## Short exercise
Transcribe the material verbatim in full; the pictures do not belong in the copy.

## Data block
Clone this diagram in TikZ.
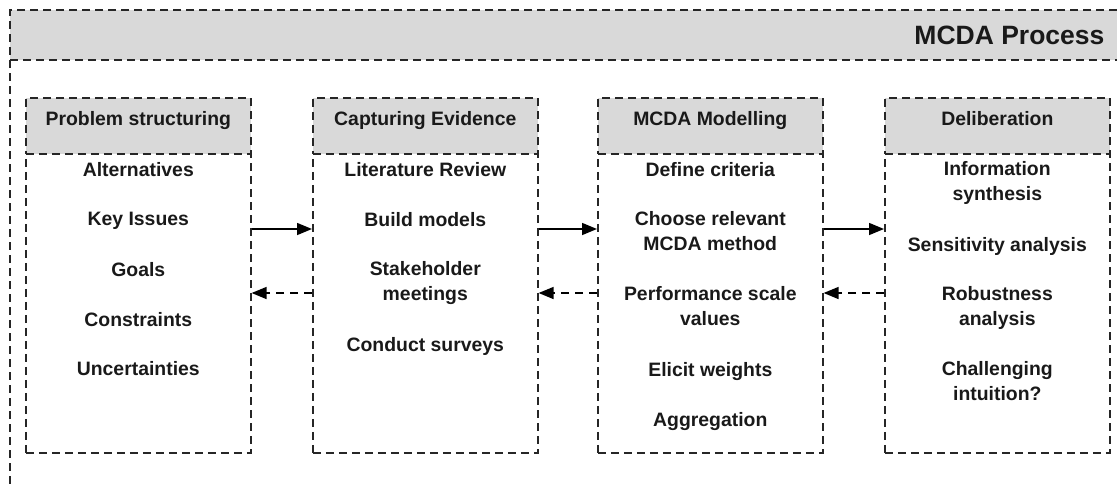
\documentclass[tikz,border=0pt]{standalone}
\usepackage{fontspec}
\setmainfont{Liberation Sans}
\usetikzlibrary{arrows.meta}
\definecolor{hdrgray}{HTML}{D9D9D9}
\newcommand\mytstrut{\rule{0pt}{15pt}}
\begin{document}
\begin{tikzpicture}[x=1pt,y=-1pt,
  dline/.style={line width=1.6pt,dash pattern=on 8pt off 5pt,draw=black!85},
  hdr/.style={dline,fill=hdrgray,minimum width=225pt,minimum height=56pt,anchor=north west,inner sep=0pt},
  bodybox/.style={dline,minimum width=225pt,anchor=north west,inner sep=0pt},
  htext/.style={font=\fontsize{19.4}{24}\selectfont\bfseries,text=black!90,anchor=base},
  item/.style={font=\fontsize{19.4}{25}\selectfont\bfseries,align=center,text=black!90,
    anchor=north,inner sep=0pt,yshift=15pt,execute at begin node=\mytstrut},
  fwd/.style={line width=1.5pt,-{Triangle[length=15pt,width=12pt]}},
  bwd/.style={line width=1.5pt,dash pattern=on 8pt off 6pt,-{Triangle[length=15pt,width=12pt]}}
]
\useasboundingbox (0,0) rectangle (1117,485);
\begin{scope}
\clip (0,0) rectangle (1117,485);
\fill[hdrgray] (10,10) rectangle (1130,60);
\draw[dline] (1130,10) -- (10,10) -- (10,500);
\draw[dline] (10,60) -- (1130,60);
\end{scope}
\node[htext,font=\fontsize{26.5}{30}\selectfont\bfseries,anchor=base east] (title) at (1108,44) {MCDA Process};

% boxes
\foreach \n/\x in {1/25,2/312,3/597,4/884}{
  \node[bodybox,minimum height=299pt] (b\n) at (\x,153) {};
  \node[hdr] (h\n) at (\x,97) {};
}
\node[htext] (t1) at (h1.center |- 0,125) {Problem structuring};
\node[htext] (t2) at (h2.center |- 0,125) {Capturing Evidence};
\node[htext] (t3) at (h3.center |- 0,125) {MCDA Modelling};
\node[htext] (t4) at (h4.center |- 0,125) {Deliberation};

% box 1 items
\node[item] (a1) at (b1.center |- 0,176) {Alternatives};
\node[item] (a2) at (b1.center |- 0,225) {Key Issues};
\node[item] (a3) at (b1.center |- 0,276) {Goals};
\node[item] (a4) at (b1.center |- 0,326) {Constraints};
\node[item] (a5) at (b1.center |- 0,375) {Uncertainties};
% box 2
\node[item] (c1) at (b2.center |- 0,176) {Literature Review};
\node[item] (c2) at (b2.center |- 0,226) {Build models};
\node[item] (c3) at (b2.center |- 0,276) {Stakeholder\\meetings};
\node[item] (c4) at (b2.center |- 0,351) {Conduct surveys};
% box 3
\node[item] (m1) at (b3.center |- 0,176) {Define criteria};
\node[item] (m2) at (b3.center |- 0,226) {Choose relevant\\MCDA method};
\node[item] (m3) at (b3.center |- 0,301) {Performance scale\\values};
\node[item] (m4) at (b3.center |- 0,376) {Elicit weights};
\node[item] (m5) at (b3.center |- 0,426) {Aggregation};
% box 4
\node[item] (d1) at (b4.center |- 0,176) {Information\\synthesis};
\node[item] (d2) at (b4.center |- 0,251) {Sensitivity analysis};
\node[item] (d3) at (b4.center |- 0,301) {Robustness\\analysis};
\node[item] (d4) at (b4.center |- 0,376) {Challenging\\intuition?};

% connectors
\coordinate (fy) at (0,229);
\coordinate (by) at (0,293);
\foreach \a/\b in {1/2,2/3,3/4}{
  \draw[fwd] (b\a.east |- fy) -- (b\b.west |- fy);
  \draw[bwd] (b\b.west |- by) -- (b\a.east |- by);
}
\end{tikzpicture}
\end{document}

## The result
Clone this diagram in TikZ.
\documentclass[tikz,border=0pt]{standalone}
\usepackage{fontspec}
\setmainfont{Liberation Sans}
\usetikzlibrary{arrows.meta}
\definecolor{hdrgray}{HTML}{D9D9D9}
\newcommand\mytstrut{\rule{0pt}{15pt}}
\begin{document}
\begin{tikzpicture}[x=1pt,y=-1pt,
  dline/.style={line width=1.6pt,dash pattern=on 8pt off 5pt,draw=black!85},
  hdr/.style={dline,fill=hdrgray,minimum width=225pt,minimum height=56pt,anchor=north west,inner sep=0pt},
  bodybox/.style={dline,minimum width=225pt,anchor=north west,inner sep=0pt},
  htext/.style={font=\fontsize{19.4}{24}\selectfont\bfseries,text=black!90,anchor=base},
  item/.style={font=\fontsize{19.4}{25}\selectfont\bfseries,align=center,text=black!90,
    anchor=north,inner sep=0pt,yshift=15pt,execute at begin node=\mytstrut},
  fwd/.style={line width=1.5pt,-{Triangle[length=15pt,width=12pt]}},
  bwd/.style={line width=1.5pt,dash pattern=on 8pt off 6pt,-{Triangle[length=15pt,width=12pt]}}
]
\useasboundingbox (0,0) rectangle (1117,485);
\begin{scope}
\clip (0,0) rectangle (1117,485);
\fill[hdrgray] (10,10) rectangle (1130,60);
\draw[dline] (1130,10) -- (10,10) -- (10,500);
\draw[dline] (10,60) -- (1130,60);
\end{scope}
\node[htext,font=\fontsize{26.5}{30}\selectfont\bfseries,anchor=base east] (title) at (1108,44) {MCDA Process};

% boxes
\foreach \n/\x in {1/25,2/312,3/597,4/884}{
  \node[bodybox,minimum height=299pt] (b\n) at (\x,153) {};
  \node[hdr] (h\n) at (\x,97) {};
}
\node[htext] (t1) at (h1.center |- 0,125) {Problem structuring};
\node[htext] (t2) at (h2.center |- 0,125) {Capturing Evidence};
\node[htext] (t3) at (h3.center |- 0,125) {MCDA Modelling};
\node[htext] (t4) at (h4.center |- 0,125) {Deliberation};

% box 1 items
\node[item] (a1) at (b1.center |- 0,176) {Alternatives};
\node[item] (a2) at (b1.center |- 0,225) {Key Issues};
\node[item] (a3) at (b1.center |- 0,276) {Goals};
\node[item] (a4) at (b1.center |- 0,326) {Constraints};
\node[item] (a5) at (b1.center |- 0,375) {Uncertainties};
% box 2
\node[item] (c1) at (b2.center |- 0,176) {Literature Review};
\node[item] (c2) at (b2.center |- 0,226) {Build models};
\node[item] (c3) at (b2.center |- 0,276) {Stakeholder\\meetings};
\node[item] (c4) at (b2.center |- 0,351) {Conduct surveys};
% box 3
\node[item] (m1) at (b3.center |- 0,176) {Define criteria};
\node[item] (m2) at (b3.center |- 0,226) {Choose relevant\\MCDA method};
\node[item] (m3) at (b3.center |- 0,301) {Performance scale\\values};
\node[item] (m4) at (b3.center |- 0,376) {Elicit weights};
\node[item] (m5) at (b3.center |- 0,426) {Aggregation};
% box 4
\node[item] (d1) at (b4.center |- 0,176) {Information\\synthesis};
\node[item] (d2) at (b4.center |- 0,251) {Sensitivity analysis};
\node[item] (d3) at (b4.center |- 0,301) {Robustness\\analysis};
\node[item] (d4) at (b4.center |- 0,376) {Challenging\\intuition?};

% connectors
\coordinate (fy) at (0,229);
\coordinate (by) at (0,293);
\foreach \a/\b in {1/2,2/3,3/4}{
  \draw[fwd] (b\a.east |- fy) -- (b\b.west |- fy);
  \draw[bwd] (b\b.west |- by) -- (b\a.east |- by);
}
\end{tikzpicture}
\end{document}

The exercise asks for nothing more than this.